Appearances from Elijah help remind us of the capacity for radical transformation.
How? Well, as we said, Elijah comes וְהֵשִׁ֤יב לֵב־אָבוֹת֙ עַל־בָּנִ֔ים וְלֵ֥ב בָּנִ֖ים עַל־אֲבוֹתָ֑ם; “to reconcile parents with children and children with their parents,” or more generally to reconcile the generations with one other, opening up all of our hearts to be more open to the stories, the experiences of those around us, helping us go on that journey through the sea together.
So where is Elijah? When is Elijah going to actually come to help us do this?
Scholar Daniel Matt recounts the Hasidic tale where once, before Passover, the disciples of Menaḥem Mendel (the Kotsker Rebbe) complained to him about the “annual disappointment” of not finding Elijah at the door when they would open it on the eve of Passover. We want to be reconciled to one another; we want to reach this redemptive age, they said. Passover after passover, Elijah doesn’t show, they said.

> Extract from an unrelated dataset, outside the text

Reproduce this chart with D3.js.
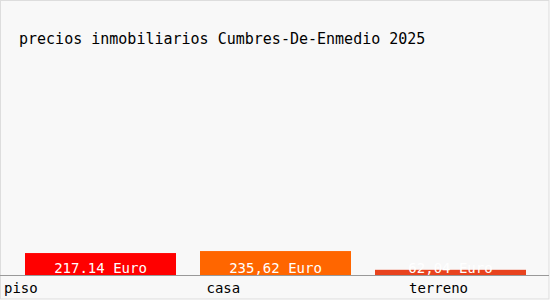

[The Rebbe] promised them that Elijah would be revealed to them at the upcoming seder. “On the first night of the festival, the room was full, the atmosphere charged,” Matt writes. “with Elijah’s cup waiting on the table. The seder proceeded, and finally the door was opened. What happened next left the disciples astonished. Nothing; no one appeared. Crushed, they turned to their Rebbe, whose face was… beaming. Seeing their distress, he asked, ‘What’s troubling you?’
“They told him.
“’Fools!’ he thundered. ‘Do you think Elijah the prophet enters through the door? He enters through the heart.’”
May we all find Elijah around our tables and in our hearts this year, reconciling us to one another.